Repeat the lines below exactly as they appear, but leave out the images.

****************************************

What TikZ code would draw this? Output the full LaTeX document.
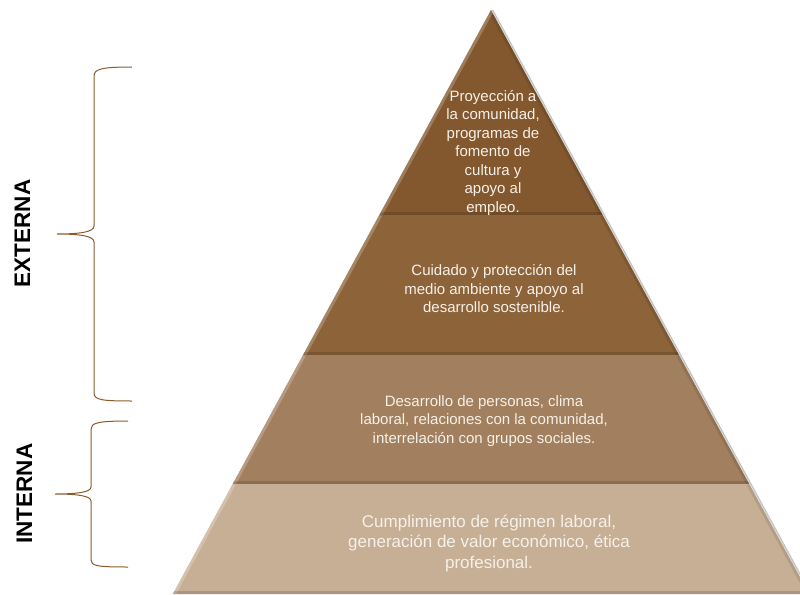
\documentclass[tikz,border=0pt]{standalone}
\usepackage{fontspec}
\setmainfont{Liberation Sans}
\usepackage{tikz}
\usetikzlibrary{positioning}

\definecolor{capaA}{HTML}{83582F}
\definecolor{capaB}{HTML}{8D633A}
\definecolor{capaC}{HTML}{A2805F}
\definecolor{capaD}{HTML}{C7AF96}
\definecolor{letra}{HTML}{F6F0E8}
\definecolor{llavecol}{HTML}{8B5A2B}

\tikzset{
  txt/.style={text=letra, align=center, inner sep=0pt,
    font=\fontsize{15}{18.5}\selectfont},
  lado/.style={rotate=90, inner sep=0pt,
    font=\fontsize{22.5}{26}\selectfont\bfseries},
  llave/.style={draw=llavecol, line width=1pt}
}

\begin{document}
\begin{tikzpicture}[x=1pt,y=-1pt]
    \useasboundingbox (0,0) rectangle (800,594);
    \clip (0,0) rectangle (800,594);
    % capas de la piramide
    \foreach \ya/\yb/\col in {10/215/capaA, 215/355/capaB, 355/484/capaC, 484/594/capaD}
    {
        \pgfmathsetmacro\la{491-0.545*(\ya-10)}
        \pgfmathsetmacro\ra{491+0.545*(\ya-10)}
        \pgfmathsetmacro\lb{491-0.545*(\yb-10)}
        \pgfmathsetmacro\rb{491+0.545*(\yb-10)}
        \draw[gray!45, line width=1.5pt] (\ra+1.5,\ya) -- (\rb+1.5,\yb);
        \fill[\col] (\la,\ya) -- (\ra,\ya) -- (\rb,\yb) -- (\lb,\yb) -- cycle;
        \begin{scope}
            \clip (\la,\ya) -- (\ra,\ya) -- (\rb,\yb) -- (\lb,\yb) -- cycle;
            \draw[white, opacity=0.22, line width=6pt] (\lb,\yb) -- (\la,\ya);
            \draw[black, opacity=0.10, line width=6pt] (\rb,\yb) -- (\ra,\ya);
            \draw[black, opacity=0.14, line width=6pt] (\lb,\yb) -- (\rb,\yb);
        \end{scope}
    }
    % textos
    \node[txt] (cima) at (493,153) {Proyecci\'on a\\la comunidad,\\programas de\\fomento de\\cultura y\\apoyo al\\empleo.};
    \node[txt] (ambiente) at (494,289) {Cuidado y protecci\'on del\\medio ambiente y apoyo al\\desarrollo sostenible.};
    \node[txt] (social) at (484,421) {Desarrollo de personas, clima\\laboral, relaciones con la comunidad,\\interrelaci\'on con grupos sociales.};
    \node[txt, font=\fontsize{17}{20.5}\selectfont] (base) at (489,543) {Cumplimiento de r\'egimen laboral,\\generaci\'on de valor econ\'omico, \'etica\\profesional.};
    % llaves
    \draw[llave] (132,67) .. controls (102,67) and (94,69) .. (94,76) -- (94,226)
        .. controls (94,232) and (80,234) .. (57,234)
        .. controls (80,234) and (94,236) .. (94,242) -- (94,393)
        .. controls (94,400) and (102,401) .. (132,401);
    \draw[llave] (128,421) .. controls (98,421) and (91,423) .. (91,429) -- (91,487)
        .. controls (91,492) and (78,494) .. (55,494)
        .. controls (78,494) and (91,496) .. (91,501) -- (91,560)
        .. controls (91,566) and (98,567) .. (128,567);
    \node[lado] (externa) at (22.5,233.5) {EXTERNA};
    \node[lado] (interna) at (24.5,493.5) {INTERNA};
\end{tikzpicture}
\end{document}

****************************************

■ **COMPLETE RESPONSE**:
What TikZ code would draw this? Output the full LaTeX document.
\documentclass[tikz,border=0pt]{standalone}
\usepackage{fontspec}
\setmainfont{Liberation Sans}
\usepackage{tikz}
\usetikzlibrary{positioning}

\definecolor{capaA}{HTML}{83582F}
\definecolor{capaB}{HTML}{8D633A}
\definecolor{capaC}{HTML}{A2805F}
\definecolor{capaD}{HTML}{C7AF96}
\definecolor{letra}{HTML}{F6F0E8}
\definecolor{llavecol}{HTML}{8B5A2B}

\tikzset{
  txt/.style={text=letra, align=center, inner sep=0pt,
    font=\fontsize{15}{18.5}\selectfont},
  lado/.style={rotate=90, inner sep=0pt,
    font=\fontsize{22.5}{26}\selectfont\bfseries},
  llave/.style={draw=llavecol, line width=1pt}
}

\begin{document}
\begin{tikzpicture}[x=1pt,y=-1pt]
    \useasboundingbox (0,0) rectangle (800,594);
    \clip (0,0) rectangle (800,594);
    % capas de la piramide
    \foreach \ya/\yb/\col in {10/215/capaA, 215/355/capaB, 355/484/capaC, 484/594/capaD}
    {
        \pgfmathsetmacro\la{491-0.545*(\ya-10)}
        \pgfmathsetmacro\ra{491+0.545*(\ya-10)}
        \pgfmathsetmacro\lb{491-0.545*(\yb-10)}
        \pgfmathsetmacro\rb{491+0.545*(\yb-10)}
        \draw[gray!45, line width=1.5pt] (\ra+1.5,\ya) -- (\rb+1.5,\yb);
        \fill[\col] (\la,\ya) -- (\ra,\ya) -- (\rb,\yb) -- (\lb,\yb) -- cycle;
        \begin{scope}
            \clip (\la,\ya) -- (\ra,\ya) -- (\rb,\yb) -- (\lb,\yb) -- cycle;
            \draw[white, opacity=0.22, line width=6pt] (\lb,\yb) -- (\la,\ya);
            \draw[black, opacity=0.10, line width=6pt] (\rb,\yb) -- (\ra,\ya);
            \draw[black, opacity=0.14, line width=6pt] (\lb,\yb) -- (\rb,\yb);
        \end{scope}
    }
    % textos
    \node[txt] (cima) at (493,153) {Proyecci\'on a\\la comunidad,\\programas de\\fomento de\\cultura y\\apoyo al\\empleo.};
    \node[txt] (ambiente) at (494,289) {Cuidado y protecci\'on del\\medio ambiente y apoyo al\\desarrollo sostenible.};
    \node[txt] (social) at (484,421) {Desarrollo de personas, clima\\laboral, relaciones con la comunidad,\\interrelaci\'on con grupos sociales.};
    \node[txt, font=\fontsize{17}{20.5}\selectfont] (base) at (489,543) {Cumplimiento de r\'egimen laboral,\\generaci\'on de valor econ\'omico, \'etica\\profesional.};
    % llaves
    \draw[llave] (132,67) .. controls (102,67) and (94,69) .. (94,76) -- (94,226)
        .. controls (94,232) and (80,234) .. (57,234)
        .. controls (80,234) and (94,236) .. (94,242) -- (94,393)
        .. controls (94,400) and (102,401) .. (132,401);
    \draw[llave] (128,421) .. controls (98,421) and (91,423) .. (91,429) -- (91,487)
        .. controls (91,492) and (78,494) .. (55,494)
        .. controls (78,494) and (91,496) .. (91,501) -- (91,560)
        .. controls (91,566) and (98,567) .. (128,567);
    \node[lado] (externa) at (22.5,233.5) {EXTERNA};
    \node[lado] (interna) at (24.5,493.5) {INTERNA};
\end{tikzpicture}
\end{document}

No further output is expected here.